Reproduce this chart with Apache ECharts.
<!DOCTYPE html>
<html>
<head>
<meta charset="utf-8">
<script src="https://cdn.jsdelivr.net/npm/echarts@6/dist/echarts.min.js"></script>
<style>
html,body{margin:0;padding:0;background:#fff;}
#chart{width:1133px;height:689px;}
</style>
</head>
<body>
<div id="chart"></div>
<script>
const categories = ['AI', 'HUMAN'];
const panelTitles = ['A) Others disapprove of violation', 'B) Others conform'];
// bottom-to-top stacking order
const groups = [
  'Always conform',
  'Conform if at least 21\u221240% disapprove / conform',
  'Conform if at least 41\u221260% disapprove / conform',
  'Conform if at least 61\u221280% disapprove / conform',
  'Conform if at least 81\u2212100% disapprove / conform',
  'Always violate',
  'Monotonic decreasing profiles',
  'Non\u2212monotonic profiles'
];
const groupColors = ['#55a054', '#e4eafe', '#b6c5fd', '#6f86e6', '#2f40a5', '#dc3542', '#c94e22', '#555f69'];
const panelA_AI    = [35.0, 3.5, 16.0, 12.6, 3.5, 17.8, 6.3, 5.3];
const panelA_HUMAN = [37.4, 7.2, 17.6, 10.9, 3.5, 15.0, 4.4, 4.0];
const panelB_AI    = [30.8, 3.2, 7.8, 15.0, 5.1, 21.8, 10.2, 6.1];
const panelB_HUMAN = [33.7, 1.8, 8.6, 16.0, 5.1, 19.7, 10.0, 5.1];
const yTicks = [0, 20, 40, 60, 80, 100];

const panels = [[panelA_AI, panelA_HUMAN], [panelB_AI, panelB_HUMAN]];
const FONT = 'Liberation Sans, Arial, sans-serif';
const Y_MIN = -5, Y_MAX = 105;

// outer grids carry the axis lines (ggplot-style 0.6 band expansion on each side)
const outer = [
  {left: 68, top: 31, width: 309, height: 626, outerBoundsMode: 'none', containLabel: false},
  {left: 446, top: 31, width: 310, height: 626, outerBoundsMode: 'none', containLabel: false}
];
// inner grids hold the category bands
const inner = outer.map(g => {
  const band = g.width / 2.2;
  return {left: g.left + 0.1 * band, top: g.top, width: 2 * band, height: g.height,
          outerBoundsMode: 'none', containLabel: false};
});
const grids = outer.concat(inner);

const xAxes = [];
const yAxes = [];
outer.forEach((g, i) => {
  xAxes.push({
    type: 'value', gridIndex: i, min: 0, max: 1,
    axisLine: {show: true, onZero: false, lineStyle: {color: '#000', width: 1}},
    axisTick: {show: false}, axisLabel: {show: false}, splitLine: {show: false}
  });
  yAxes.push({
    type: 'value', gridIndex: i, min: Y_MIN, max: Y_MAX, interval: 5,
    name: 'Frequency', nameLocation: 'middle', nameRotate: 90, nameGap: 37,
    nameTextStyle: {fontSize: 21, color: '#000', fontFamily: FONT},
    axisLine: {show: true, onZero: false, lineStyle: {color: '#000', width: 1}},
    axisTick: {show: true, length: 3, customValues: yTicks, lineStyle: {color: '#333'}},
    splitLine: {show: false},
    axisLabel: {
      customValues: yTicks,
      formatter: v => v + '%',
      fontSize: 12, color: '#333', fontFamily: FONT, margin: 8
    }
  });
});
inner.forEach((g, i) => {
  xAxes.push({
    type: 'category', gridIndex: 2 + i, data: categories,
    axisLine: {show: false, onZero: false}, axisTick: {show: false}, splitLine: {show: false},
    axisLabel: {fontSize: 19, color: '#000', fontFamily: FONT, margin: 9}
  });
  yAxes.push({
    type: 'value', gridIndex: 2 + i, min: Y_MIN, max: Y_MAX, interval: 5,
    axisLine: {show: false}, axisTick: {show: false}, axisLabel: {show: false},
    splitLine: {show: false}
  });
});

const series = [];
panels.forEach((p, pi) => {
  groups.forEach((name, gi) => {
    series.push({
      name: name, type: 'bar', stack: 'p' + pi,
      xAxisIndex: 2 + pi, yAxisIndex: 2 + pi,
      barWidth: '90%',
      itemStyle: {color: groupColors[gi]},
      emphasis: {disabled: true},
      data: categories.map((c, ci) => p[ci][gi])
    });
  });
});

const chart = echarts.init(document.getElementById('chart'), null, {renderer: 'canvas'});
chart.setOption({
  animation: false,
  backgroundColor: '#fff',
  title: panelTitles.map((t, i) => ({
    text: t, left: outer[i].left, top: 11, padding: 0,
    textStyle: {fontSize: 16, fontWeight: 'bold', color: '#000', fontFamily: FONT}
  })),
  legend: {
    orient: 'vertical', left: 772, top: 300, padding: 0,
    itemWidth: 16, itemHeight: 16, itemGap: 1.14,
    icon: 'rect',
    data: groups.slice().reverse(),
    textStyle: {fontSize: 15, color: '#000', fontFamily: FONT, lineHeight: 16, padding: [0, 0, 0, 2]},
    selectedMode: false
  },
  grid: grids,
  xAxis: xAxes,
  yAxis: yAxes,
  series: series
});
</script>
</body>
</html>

--

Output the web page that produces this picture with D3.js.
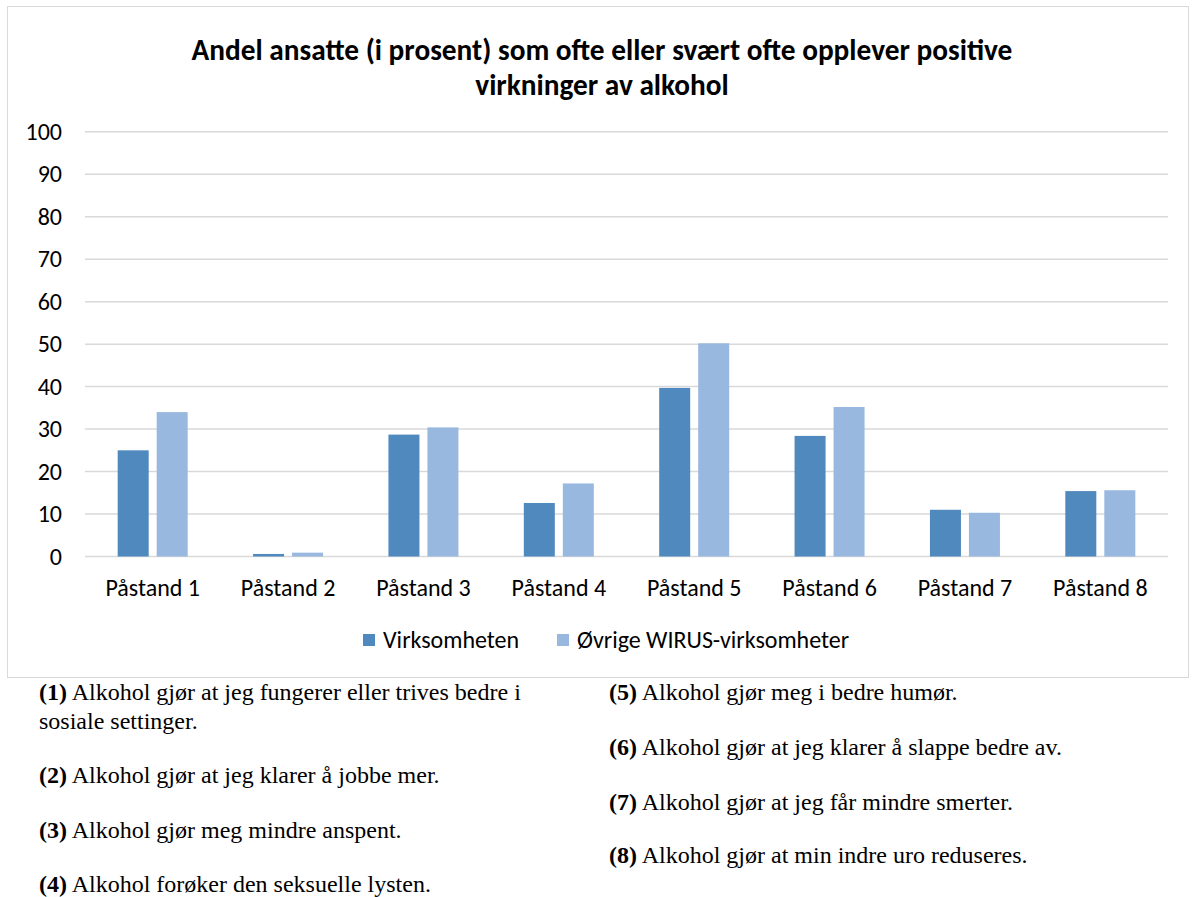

--

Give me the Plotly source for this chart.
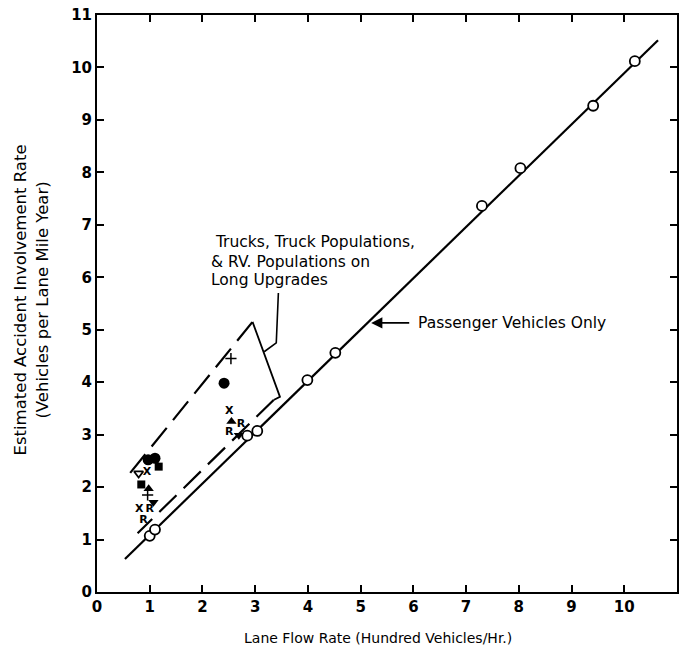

REQUIREMENTS
Your task is to extract exactly the lines starting at the line with "Reproduce this chart with Apache ECharts." and ending at the line with "const Y_MIN = -5, Y_MAX = 105;", including both ends, and no other lines.

COMPLETE ANSWER
Reproduce this chart with Apache ECharts.
<!DOCTYPE html>
<html>
<head>
<meta charset="utf-8">
<script src="https://cdn.jsdelivr.net/npm/echarts@6/dist/echarts.min.js"></script>
<style>
html,body{margin:0;padding:0;background:#fff;}
#chart{width:1133px;height:689px;}
</style>
</head>
<body>
<div id="chart"></div>
<script>
const categories = ['AI', 'HUMAN'];
const panelTitles = ['A) Others disapprove of violation', 'B) Others conform'];
// bottom-to-top stacking order
const groups = [
  'Always conform',
  'Conform if at least 21\u221240% disapprove / conform',
  'Conform if at least 41\u221260% disapprove / conform',
  'Conform if at least 61\u221280% disapprove / conform',
  'Conform if at least 81\u2212100% disapprove / conform',
  'Always violate',
  'Monotonic decreasing profiles',
  'Non\u2212monotonic profiles'
];
const groupColors = ['#55a054', '#e4eafe', '#b6c5fd', '#6f86e6', '#2f40a5', '#dc3542', '#c94e22', '#555f69'];
const panelA_AI    = [35.0, 3.5, 16.0, 12.6, 3.5, 17.8, 6.3, 5.3];
const panelA_HUMAN = [37.4, 7.2, 17.6, 10.9, 3.5, 15.0, 4.4, 4.0];
const panelB_AI    = [30.8, 3.2, 7.8, 15.0, 5.1, 21.8, 10.2, 6.1];
const panelB_HUMAN = [33.7, 1.8, 8.6, 16.0, 5.1, 19.7, 10.0, 5.1];
const yTicks = [0, 20, 40, 60, 80, 100];

const panels = [[panelA_AI, panelA_HUMAN], [panelB_AI, panelB_HUMAN]];
const FONT = 'Liberation Sans, Arial, sans-serif';
const Y_MIN = -5, Y_MAX = 105;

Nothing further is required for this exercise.